Par Jean Wesley Pierre
Port-au-Prince, 14 août 2025 – Ce jeudi 14 août 2025 les rues de Pétion-Ville ont vibré au son des tambours, des chants et des pas rythmés. À l’appel du C.E.C.I.L.E, institution culturelle vouée au culte du vodou, une marche en mémoire de la cérémonie du Bois-Caïman a rassemblé initiés, croyants et curieux. Parmi les participants, on comptait des sociétés secrètes telles que Tevha, Revop, Sosyete Rasin Azaka Médé et Sosyete Racine Chaché, gardiennes jalouses des traditions.
L’atmosphère, à la fois festive et mystique, a été portée par des bandes à pied comme Beecool Band, Selibo Band, Sodja Band et Full Band, qui ont accompagné le cortège du début à la fin, offrant une bande-son vibrante à cette commémoration.
Un rappel historique et symbolique
Le 14 août 1791, dans la colonie de Saint-Domingue, aujourd’hui Haïti, des esclaves venus de diverses plantations se sont réunis dans la nuit, sous la pluie, au Bois Caïman ( Bò Kay Imam pour certains ). Autour du houngan Boukman et de la mambo Cécile Fatiman, ils ont prêté serment de briser les chaînes de l’esclavage, appelant les loas comme témoins et protecteurs. Cette cérémonie, marquée par un sacrifice rituel, est considérée comme l’étincelle qui a embrasé la plus grande révolution d’esclaves de l’histoire, menant à l’indépendance de 1804.
Du point de vue de l’anthropologue Jean Price Mars, le Bois Caïman n’est pas qu’un acte de foi ou de magie : il est un moment de cohésion sociale, une rencontre où se mêlent la résistance politique, la spiritualité et la solidarité ancestrale. Pour le sociologue Laënnec Hurbon, c’est un exemple frappant de la capacité d’un peuple à transcender ses divisions ethniques, linguistiques et culturelles pour se fédérer autour d’un objectif commun : la liberté.
Et pour le vodouisant Augustin Saint Cloud, c’est la preuve que la communication avec l’invisible peut influencer le cours du visible.
L’importance culturelle et identitaire
Aujourd’hui encore, le Bois Caïman est une matrice identitaire. Il rappelle que l’histoire d’Haïti ne peut être racontée sans parler du vodou.
Cette cérémonie a été une déclaration politique et spirituelle à la fois, un acte de rupture avec l’ordre colonial et un appel à un ordre nouveau, guidé par les forces invisibles. Elle a scellé un pacte, non seulement entre les insurgés, mais aussi entre eux et les loas.
Cependant, plus de deux siècles plus tard, une question s’impose : où sont ces loas ? Pourquoi semblent-ils rester silencieux alors que le peuple qui a combattu sous leur bannière endure la faim, la misère et la violence ? Est-ce le peuple qui s’est détourné des loas, ou les loas qui se sont détournés du peuple ?

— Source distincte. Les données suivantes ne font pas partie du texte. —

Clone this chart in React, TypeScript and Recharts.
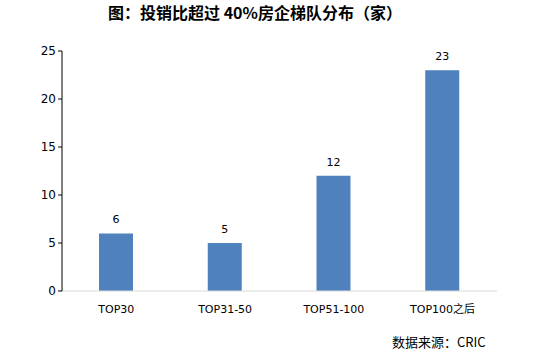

Une foi affaiblie, une culture en crise
L’anthropologue Milo Rigaud ( dans les années 50 ) estimait que les rituels d’aujourd’hui sont parfois vidés de leur substance, réduits à des spectacles folkloriques pour touristes ou à des prétextes pour festoyer.
Beaucoup de sociologue constatent que les sociétés secrètes, jadis piliers de résistance et de protection communautaire, sont parfois minées par des querelles internes et par la perte de repères. Les houngans, eux, déplorent que les hounfò soient devenus des lieux où l’on mendie la chance plutôt que des sanctuaires où l’on œuvre pour le bien collectif.
Là où Boukman appelait à la dignité et au combat, trop de cérémonies actuelles se contentent d’invoquer pour obtenir richesse individuelle, pouvoir ou vengeance. Les loas, dit-on, n’aiment pas les cœurs divisés. Peut-être est-ce pour cela que la bénédiction semble tarder.
Vers un nouveau serment ?
La marche de ce matin 14 août 2025, avec ses tambours et ses sociétés traditionnelles, montre que tout n’est pas perdu. Mais la mémoire du Bois Caïman doit redevenir un appel à l’unité et à l’action collective, et pas seulement une date sur le calendrier.
Peut-être est-il temps de prêter un nouveau serment, non pas dans une nuit de pluie et de sang, mais en plein jour, les yeux ouverts sur nos faiblesses, conscients que la foi ne remplace pas l’action, et que les loas, s’ils nous ont aidés en 1791, attendent aujourd’hui que nous fassions notre part pour reconstruire la maison d’Haïti.